Like anyone with common sense, I believe life begins when the equivalent of a human is formed. There is considerable debate about when this occurs, but I’ll make it simple: it’s when the sperm meets the egg. This, of course, is called conception (fertilization). True, implantation must occur for a child to be formed, but at this point (the gamete* union) the potential for life exists. The potential to life should be regarded as the same thing as life itself; before this point (on its own), one sperm has no potential to life, so it should not be regarded as life, or, therefore, humanity. After this point (particularly after implantation), the potential for life may increase, but that does not make any cellular being from this point on any more “human” than was that initial fusion of gametes. The potential for life is the key; any distinction between that potential and actualized “life” or “humanity” is an abstraction and is both unnecessary and unreasonable.
Like any well thought-out proposition, some clarifications are in order. The fused gametes form a conceptus which is human on the basis of its genome; half of its genetic material is maternal and half is paternal. This humanity forms the foundation for the potential personhood that the child may achieve. In aborting the fetus, one is denying the developing child its right to personhood by denying it its very future. This could be taken as the very definition of murder – a denial of one’s potential future. Potential is therefore quite significant in common considerations. Having established when life begins and having made some definitions, one can begin to contemplate the appropriateness of the actual act of abortion.
- Note: For a bit more convoluted of a discussion on such matters, see Noonan’s “An Almost Absolute Value In History.”

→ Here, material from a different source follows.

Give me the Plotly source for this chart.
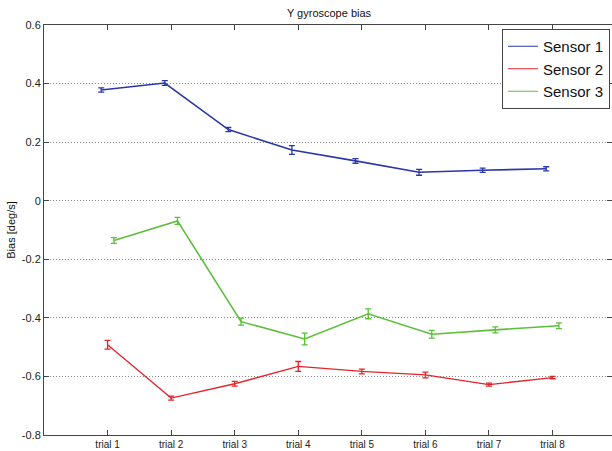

Like any cold-blooded male, I’m far-removed from the individual and substantial questions facing the modern American woman. Many of these chicks fall into two categories, I assume: poor and unemployed, or rigid and money-driven. For the former, the question of whether or not to have an abortion is an easy one. Since having a child can be devastatingly expensive, it would be unreasonable for them to keep the children; one could say that they are too poor to have morals. For the latter class of women, their business trip liaisons would not dare impede their ambitions to ascend blazingly-fast through the glass ceiling (chest first, as one man wisely put it). As such, the children are going to be killed whenever they get the time.
Like any good person, I feel that abortion should be extremely reduced, but this is clearly a moral decision. Women try to justify having abortions merely for the sake of convenience by redefining when life begins, thereby stripping a conceptus of its humanity, and I find this deplorable. However, if required to save the life of the mother, an abortion is definitely the proper way to go. Additionally, situations such as rape or incest may indeed warrant the termination of a fetus, even though the child is only fifty percent evil. That’s called being tough on crime.
Like any good conclusion, this next sentence is going to wrap everything up nicely. Life begins at conception, and anything after that is murder, plain and simple; whether or not one condones that murder is a personal decision, but remember – killing a potential hero isn’t nearly as cool as killing a turkey. As for what to do with children that would have been aborted but were not, I have already prepared a very simple and elegant solution.
* Gamete – n. Male or female sex cell (as opposed to “somatic,” or body cell).